Tuesday, May 25, 2010

Maps and Legends: Reading and Writing along the Borderlands by Michael Chabon

The thing that taught me most about literature as a kid was the study of essays, a form of literature that seems to have disappeared from the 21st century classroom. I remember greeting a lesson involving essays with sheer delight. Here was an opportunity to analyse, to look at structure and language, to argue a case.

So I was pleased to buy a copy of this new book from Michael Chabon, which is a series of essays about reading and writing. I’ve read only one, with a pencil in hand and joy in my heart. It’s like sitting down to a great meal. Yum yum.

The argument, much of it verbatim, presented in Trickster in a Suit of Lights is:

Entertainment has a bad name – it means junk and too much junk is bad for you according to clever people.

But maybe these intelligent serious people are wrong. Maybe the problem with entertainment is that we have accepted such a narrow, debased concept of entertainment and as a result mistrust and despise our human aptitude for being entertained.

He also says entertainment gets a bad rap: because it’s pleasurable it’s somehow tacky.
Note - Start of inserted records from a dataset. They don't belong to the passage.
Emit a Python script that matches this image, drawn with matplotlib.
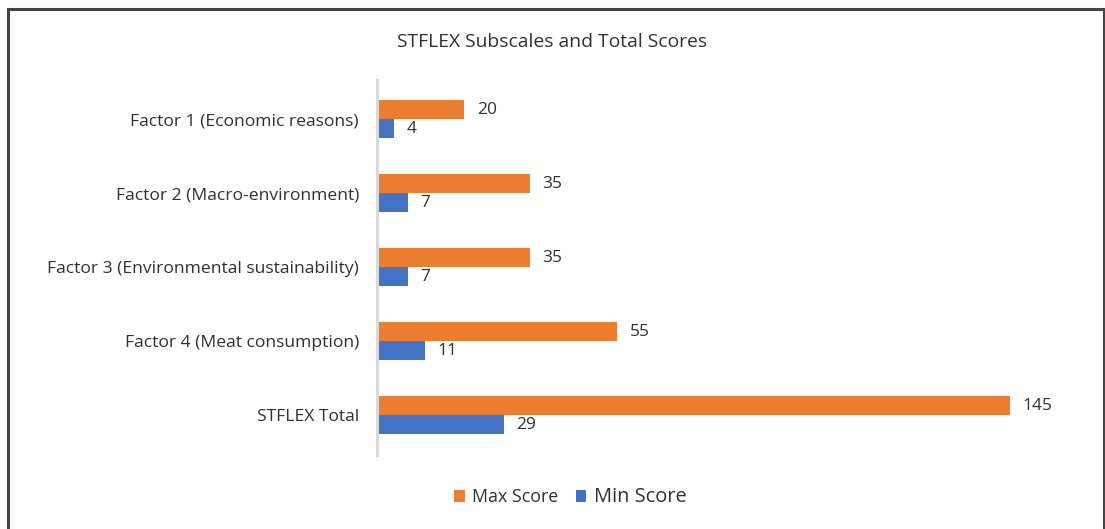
import matplotlib.pyplot as plt
from matplotlib.patches import Rectangle

plt.rcParams['font.family'] = ['Open Sans', 'DejaVu Sans']

categories = ['Factor 1 (Economic reasons)', 'Factor 2 (Macro-environment)',
              'Factor 3 (Environmental sustainability)', 'Factor 4 (Meat consumption)',
              'STFLEX Total']
max_score = [20, 35, 35, 55, 145]
min_score = [4, 7, 7, 11, 29]

orange = '#ED7D31'
blue = '#4472C4'
txt = '#303030'

fig = plt.figure(figsize=(11.05, 5.29), dpi=100)
ax = fig.add_axes([0.3412, 0.1399, 0.6317, 0.7089])

pos = list(range(len(categories)))
h = 0.256
ax.barh([p - h / 2 for p in pos], max_score, height=h, color=orange, label='Max Score')
ax.barh([p + h / 2 for p in pos], min_score, height=h, color=blue, label='Min Score')

# value labels
for p, v in zip(pos, max_score):
    ax.annotate(str(v), (v, p - h / 2), xytext=(9, 0), textcoords='offset points',
                va='center', ha='left', fontsize=12.5, color=txt)
for p, v in zip(pos, min_score):
    ax.annotate(str(v), (v, p + h / 2), xytext=(9, 0), textcoords='offset points',
                va='center', ha='left', fontsize=12.5, color=txt)

ax.set_xlim(0, 160)
ax.set_ylim(4.54, -0.53)
ax.set_yticks(pos)
ax.set_yticklabels(categories, fontsize=12.6, color=txt)
ax.tick_params(axis='y', length=0, pad=13)
ax.set_xticks([])
for s in ['top', 'right', 'bottom']:
    ax.spines[s].set_visible(False)
ax.spines['left'].set_color('#d9d9d9')
ax.spines['left'].set_linewidth(2.2)

fig.text(0.5, 0.921, 'STFLEX Subscales and Total Scores', ha='center', va='center',
         fontsize=13.9, color=txt)

leg = fig.legend(loc='center', bbox_to_anchor=(0.516, 0.06), ncol=2, frameon=False,
                 fontsize=12.8, handlelength=0.6, handleheight=0.6, handletextpad=0.4,
                 columnspacing=1.0)
for t in leg.get_texts():
    t.set_color(txt)
leg.get_texts()[1].set_fontsize(14.4)

# outer border (bottom edge cut off)
fig.patches.append(Rectangle((8 / 1105, -0.05), 1096 / 1105, 1.05 - 8.5 / 529,
                             transform=fig.transFigure, fill=False,
                             edgecolor='#444444', linewidth=2.2))

fig.savefig('out.png', dpi=100)
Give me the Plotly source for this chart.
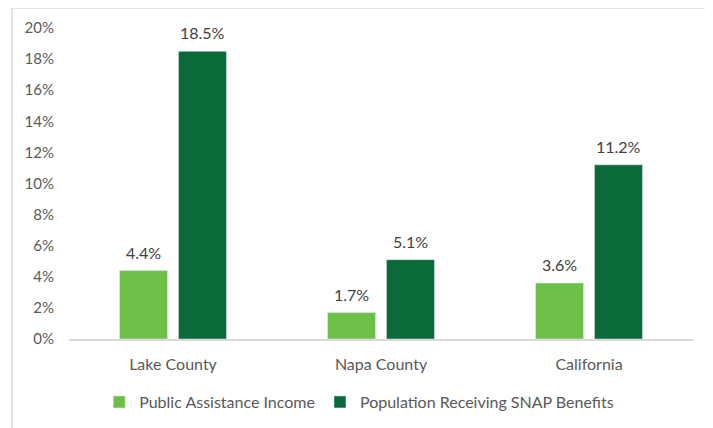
import plotly.graph_objects as go

categories = ["Lake County", "Napa County", "California"]
public_assistance = [4.4, 1.7, 3.6]
snap_benefits = [18.5, 5.1, 11.2]
tick_vals = [0, 2, 4, 6, 8, 10, 12, 14, 16, 18, 20]
tick_text = [f"{v}%" for v in tick_vals]

font_family = "Lato, Open Sans, sans-serif"
fs = 15
series = [
    ("Public Assistance Income", public_assistance, "#6CC04A", -29.5),
    ("Population Receiving SNAP Benefits", snap_benefits, "#0B6A3A", 29.5),
]

fig = go.Figure()
for name, vals, color, shift in series:
    fig.add_trace(go.Bar(name=name, x=categories, y=vals, marker_color=color))
    for cat, v in zip(categories, vals):
        fig.add_annotation(x=cat, y=v, text=f"{v:.1f}%", showarrow=False,
                           xshift=shift, yshift=7, yanchor="bottom",
                           font=dict(size=16, color="#404040"))

fig.update_layout(
    width=713, height=428,
    margin=dict(l=61, r=28, t=20, b=97, autoexpand=False),
    paper_bgcolor="white", plot_bgcolor="white",
    barmode="group", bargap=0.433, bargroupgap=0.186,
    font=dict(family=font_family, size=fs, color="#595959"),
    showlegend=True,
    legend=dict(orientation="h", x=0.465, xanchor="center", y=-0.2026, yanchor="middle",
                font=dict(size=16, color="#595959"), traceorder="normal"),
    xaxis=dict(showline=True, linecolor="#D9D9D9", linewidth=1.5, showgrid=False,
               ticks="", ticklabelstandoff=10, tickfont=dict(size=16, color="#595959")),
    yaxis=dict(range=[0, 20], tickvals=tick_vals, ticktext=tick_text, showgrid=False,
               showline=False, zeroline=False, ticks="", ticklabelstandoff=14,
               tickfont=dict(size=fs, color="#595959")),
    shapes=[dict(type="rect", xref="paper", yref="paper",
                 x0=-0.0913, x1=1.2, y0=-0.5, y1=1.0643,
                 line=dict(color="#D9D9D9", width=1.5), layer="below")],
)

fig.write_html("out.html")
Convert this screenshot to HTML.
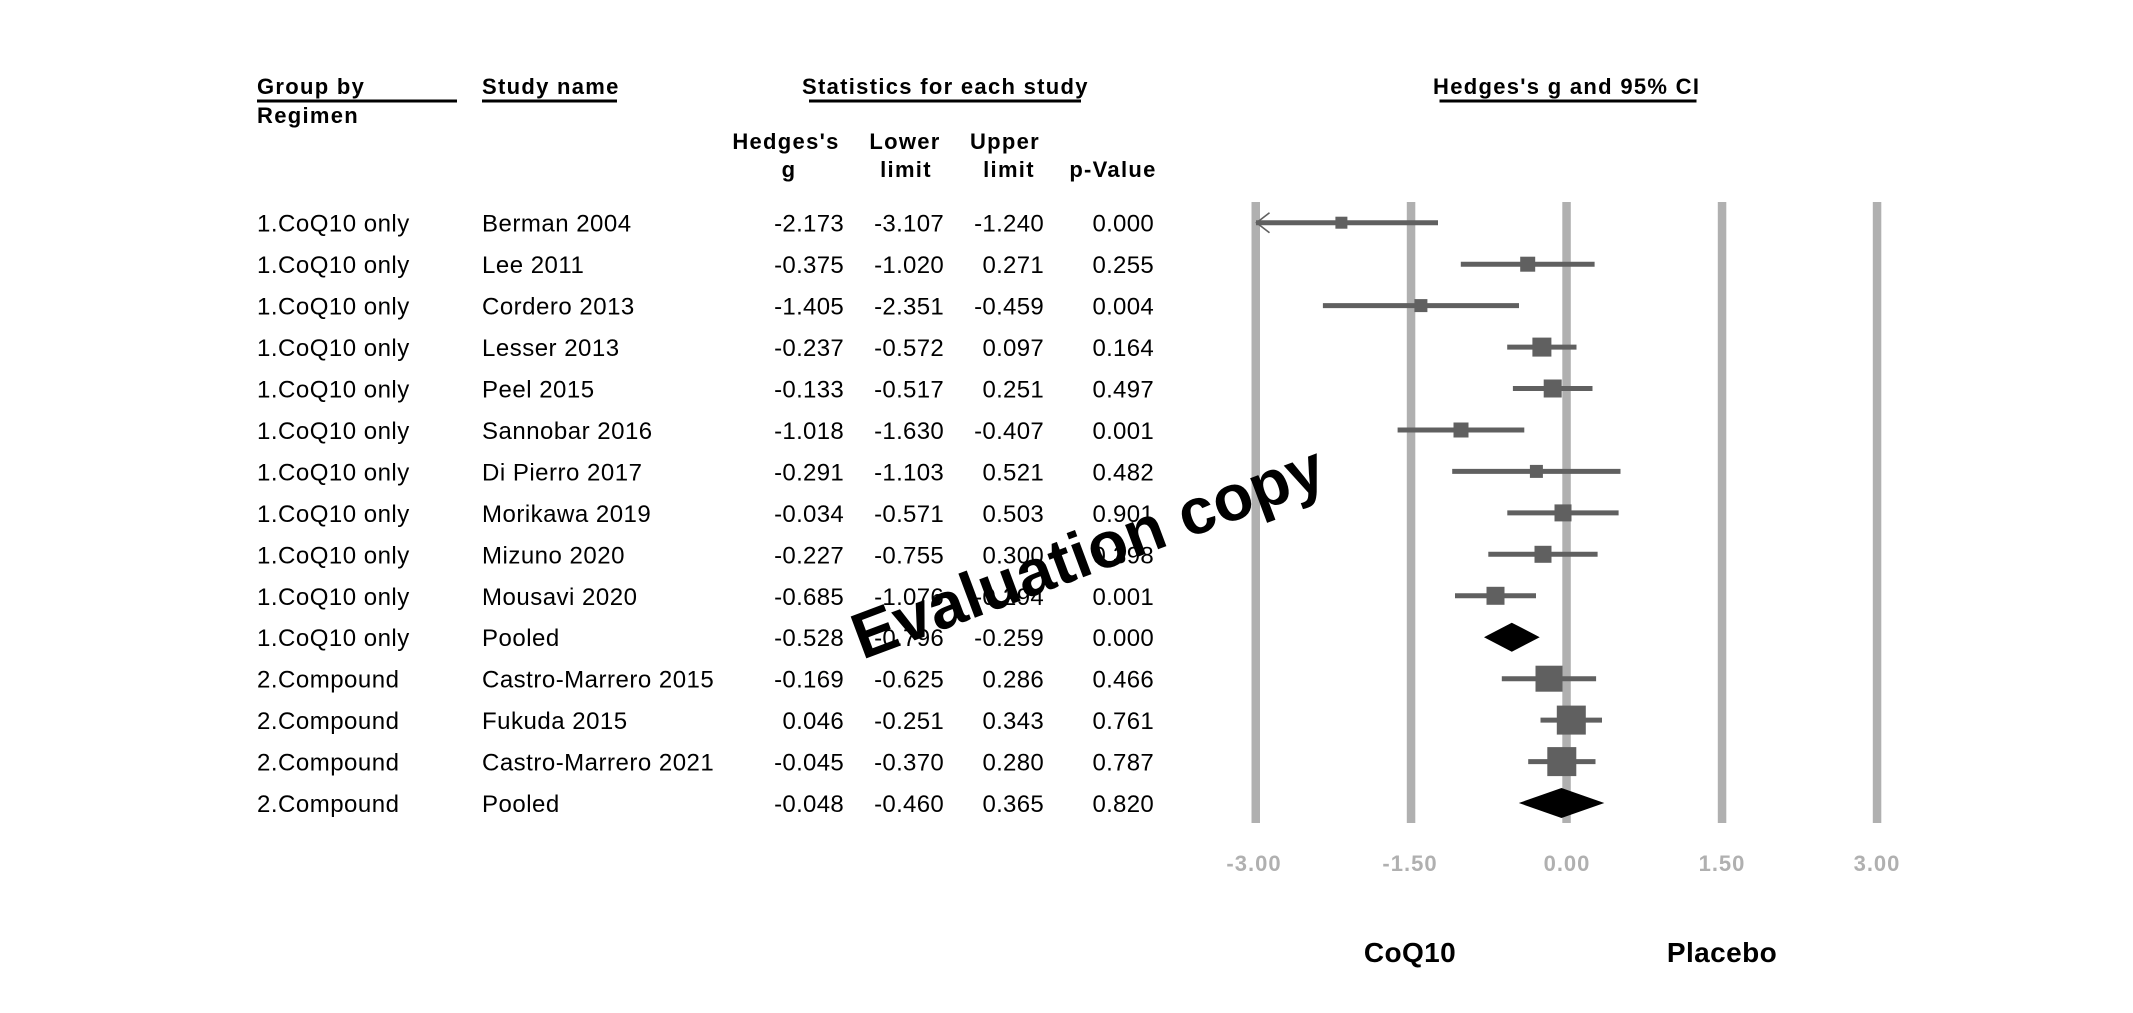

This hasn’t been helped by mass production of entertainment leading to shoddy products.

Chabon wants to propose expanding our definition of entertainment to encompass everything pleasurable that arises from the encounter of an attentive mind with a page of literature.

He thinks it’s time writers reclaimed the role as entertainers and suggests short story as an ideal way to do this.

Short stories, though, suffer from a sort of constipation of form that results from the abandonment of genres – rather than writing things like horror, science fiction, fantasy and other genre pieces in their short stories, writers are focusing instead on the trendy and overworked ‘moment of truth’ story. Readers are dying of boredom because every story is the same.

Genre he says is regarded as unworthy of a serious reader’s attention because it implies formulaic writing. He says much of this emphasis on the formulaic and conventional stems from the approach of publishers and booksellers who use genre largely as a marketing tool, complete with trashy covers and standardized imagery. Some mainstream writers do occasionally break out and write something with a suspiciously genre-like focus but the publishers treat these books differently and they never appear as, say, science fiction because they are presented and located as literature. He would like to see all fiction set on shelves together.

Chabon goes on to say that accomplished writers who do work in the genres use the formulae and rules as the basis for playing, as an opportunity to flout, invert, break or ignore the rules.

Developing this theme of mockery and inversion, he moves to discuss the Trickster in literature, a character who appears in a multitude of literary traditions and who is always associated with borders and crossroads. Trickster goes where the action is; indeed many writers also ply their trade there, in the no mans land between genres, the land the Trickster inhabits, stirring things up, breaking the conventions, undoing history and challenging the nature of art. And here at last we have entertaining and interesting writing.

A satisfying exercise. I look forward to the rest of the book.